Pilla was born in Venafro, Molise, to doctor and scholar Nicola and his second wife Anna Macchia. After the death of his mother in 1818, his father married a relative Nicolina Macchia. Pilla did not get along well and the father shifted him to Naples where he lived in the home of his father's friend Nicola Covelli and went to study at the private school of Basilio Puoti before entering the University. In 1821 he joined to study veterinary medicine and qualified in 1825. He then went to study medicine and graduated in 1829. In 1831 he was sent by the Bourbon government to Vienna to study cholera which was threatening Italy. He worked at a military hospital and also took an interest in geology and mineralogy having attended classes under Matteo Tondi. In 1833 he visited the crater of Vesuvius where he was interested to know if volcanoes emitted flammable gases which could burst into flames. In 1841 he was appointed honorary professor in-charge of mineralogy and geology at the University of Naples. He was given no salary and any career advance was blocked by Teodoro Monticelli as he was considered politically unfit, being considered a liberal, his father having been a Jacobin suspected to have been in the Carbonari. In 1842 he became a professor of mineralogy at the University of Pisa and began to correspond with French journals. In 1848 he enlisted as Captain of the Tuscan University Volunteers in the Risorgimento. He moved to Campo delle Grazie near Curtatone where they were in charge of securing a river front. Pilla and the students were killed in the fighting, mowed down by Austrian machine gun fire at Osone bridge. His body was never found.
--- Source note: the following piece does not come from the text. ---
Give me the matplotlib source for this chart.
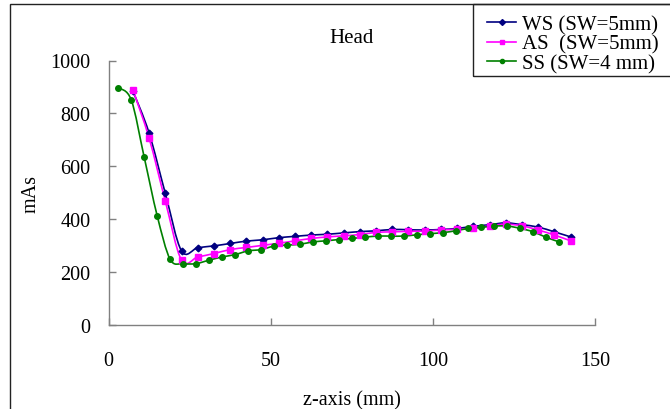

Pilla maintained notes on his life from 1830 that were later published as Notizie storiche della mia vita quotidiana a cominciare dal 1mo gennaro 1830. He however omitted the fact that he was in love with the daughter of the chemist Filippo Cassola, who however married his classmate Arcangelo Scacchi. He contemplated suicide in 1836. He acknowledged an illegitimate son Leopoldo Nocentini at the time of his death. A plaque marks his home in Venafro, as also a school named in his honour. Although he published in journals and influenced numerous students, Pilla's primary geological output was in his two volume Trattato di Geologia (1847). In his Trattato, he made use of a French translation of Charles Lyell's Elements of Geology, adopting Lyell's terminology. Pilla however did not believe in geological activity being uniform and suggested that the slow cooling of the Earth had reduced the intensity of volcanic eruptions and earthquakes.